God I love paper. The feel, the smell, the sound: the only thing that comes close to the appeal of pen/pencil on paper would be the click-clack of a mechanical keyboard (anything less than a true mechanical keyboard is blasphemy.) It’s just so much easier filling a sheet of paper with stuff than a word document, the stuff doesn’t even have to have any meaning to anyone other than you the stuff maker. For example, buried in my bedroom somewhere is a notebook with pages of sentences written in a code language I don’t even have a cipher for anymore. What’s more, on those pages are several decoy ciphers that only solve maybe three entire sentences while rendering the rest as word salad; it took me the better part of an hour writing that shit out in the first place.

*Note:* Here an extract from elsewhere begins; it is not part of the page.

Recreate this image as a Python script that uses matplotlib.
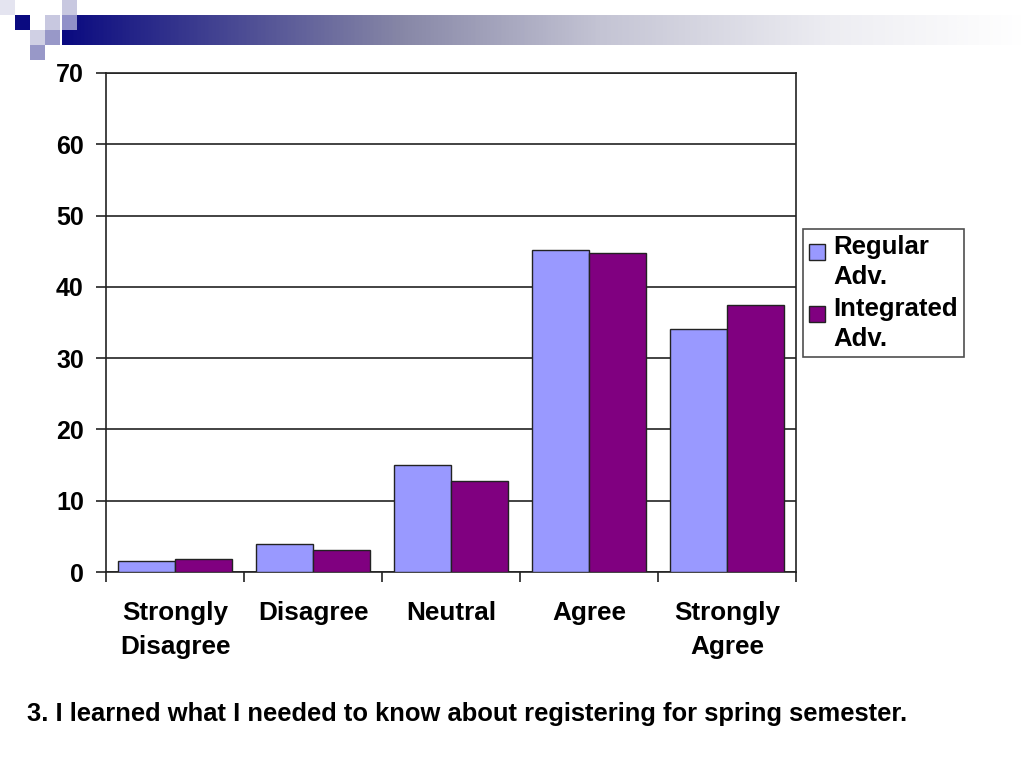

There’s something romantic about paper, if you’ve ever held a book you know what I mean (if you prefer eBooks, that too is heretical.) Thick, sturdy paper has a sense of gravity about it, a sense of importance in its heft. Someone sends you an email and you’re all like “eh, I’ll get to it later,” but receiving a hand written letter (or a typed letter on sufficiently thick paper) and the story changes. “I have to read this right now.” Every meaningful amalgamation of letters is printed on paper; love letters, paychecks, eviction notices, etc.
I guess what I’m trying to say is, putting words down on paper has a more intimate expenditure of time associated with it than typing on a screen. That’s an important disparity to notice.